PROBLEM REQUIREMENTS:
Copy exactly the lines from the beginning of the data down to and including the line holding "y_ticks = [0, 25, 50, 75, 100]", without any pictures.

STORED DATA:

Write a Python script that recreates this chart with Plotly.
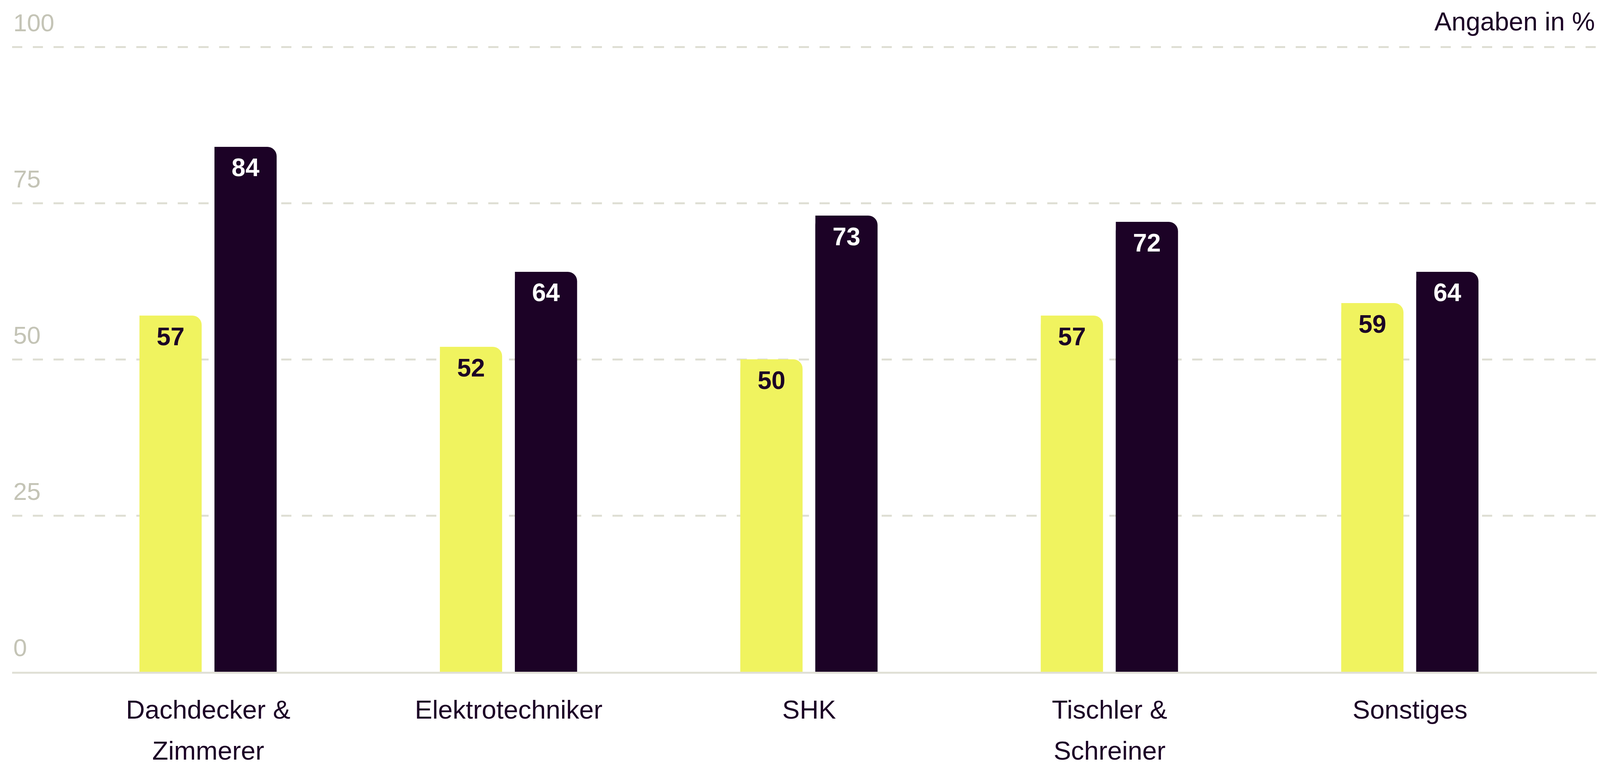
import plotly.graph_objects as go

# ---- data ----
categories = ["Dachdecker & Zimmerer", "Elektrotechniker", "SHK", "Tischler & Schreiner", "Sonstiges"]
label_line1 = ["Dachdecker &", "Elektrotechniker", "SHK", "Tischler &", "Sonstiges"]
label_line2 = ["Zimmerer", "", "", "Schreiner", ""]
series_a = [57, 52, 50, 57, 59]   # yellow
series_b = [84, 64, 73, 72, 64]   # dark
y_ticks = [0, 25, 50, 75, 100]

# ---- style ----
W, H = 4113, 1969
YELLOW = "#F0F35F"
DARK = "#1C0226"
GRID = "#DFDFD4"
BASE = "#E0E0D6"
TICKGREY = "#C4C4B6"
FONT = "Liberation Sans"

M_L, M_R, M_T, M_B = 23, 26, 0, 257
plot_h = H - M_T - M_B
X_RANGE = [-0.6527, 4.631]
Y_RANGE = [0, 107]

BAR_W = 0.207
OFF_A = -0.2288
OFF_B = 0.0208
RADIUS = 24
STANDOFF1 = 35
STANDOFF2 = 157
LABEL_SIZE = 67

fig = go.Figure()

# square-cornered half bars underneath (keeps the top-left corner square)
for vals, off, col in [(series_a, OFF_A, YELLOW), (series_b, OFF_B, DARK)]:
    fig.add_trace(go.Bar(
        x=categories, y=vals, width=BAR_W / 2, offset=off,
        marker=dict(color=col, line=dict(width=0)),
        hoverinfo="skip", showlegend=False, xaxis="x", yaxis="y",
    ))

# main bars with rounded top corners and value labels
for name, vals, off, col, tcol in [("A", series_a, OFF_A, YELLOW, DARK),
                                   ("B", series_b, OFF_B, DARK, "#FFFFFF")]:
    fig.add_trace(go.Bar(
        x=categories, y=vals, width=BAR_W, offset=off, name=name,
        marker=dict(color=col, line=dict(width=0), cornerradius=RADIUS),
        text=vals, textposition="inside", insidetextanchor="end",
        constraintext="none", textangle=0,
        insidetextfont=dict(family=FONT, size=64, color=tcol, weight="bold"),
        showlegend=False, xaxis="x2", yaxis="y",
    ))

fig.update_layout(
    width=W, height=H,
    barmode="overlay",
    paper_bgcolor="white", plot_bgcolor="white",
    margin=dict(l=M_L, r=M_R, t=M_T, b=M_B, pad=0),
    showlegend=False,
    font=dict(family=FONT, color=DARK),
    xaxis=dict(
        type="category", range=X_RANGE,
        tickvals=categories, ticktext=label_line1,
        showgrid=False, zeroline=False,
        showline=True, linecolor=BASE, linewidth=5,
        ticks="", ticklabelstandoff=STANDOFF1,
        tickfont=dict(family=FONT, size=LABEL_SIZE, color=DARK),
    ),
    xaxis2=dict(
        type="category", range=X_RANGE, overlaying="x", side="bottom", anchor="y",
        tickvals=categories, ticktext=label_line2,
        showgrid=False, zeroline=False, showline=False,
        ticks="", ticklabelstandoff=STANDOFF2,
        tickfont=dict(family=FONT, size=LABEL_SIZE, color=DARK),
    ),
    yaxis=dict(
        range=Y_RANGE,
        tickvals=y_ticks,
        ticktext=[str(v) for v in y_ticks],
        showgrid=True, gridcolor=GRID, gridwidth=5, griddash="26px,27px",
        zeroline=False, showline=False, ticks="",
        ticklabelposition="inside top", ticklabelshift=-18,
        tickfont=dict(family=FONT, size=63, color=TICKGREY),
    ),
    annotations=[dict(
        text="Angaben in %", xref="paper", yref="paper",
        x=1, y=1, xanchor="right", yanchor="top",
        xshift=-10, yshift=-8,
        showarrow=False, font=dict(family=FONT, size=66, color=DARK),
    )],
)

fig.write_html("out.html")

RESULT OF THE TASK:
Write a Python script that recreates this chart with Plotly.
import plotly.graph_objects as go

# ---- data ----
categories = ["Dachdecker & Zimmerer", "Elektrotechniker", "SHK", "Tischler & Schreiner", "Sonstiges"]
label_line1 = ["Dachdecker &", "Elektrotechniker", "SHK", "Tischler &", "Sonstiges"]
label_line2 = ["Zimmerer", "", "", "Schreiner", ""]
series_a = [57, 52, 50, 57, 59]   # yellow
series_b = [84, 64, 73, 72, 64]   # dark
y_ticks = [0, 25, 50, 75, 100]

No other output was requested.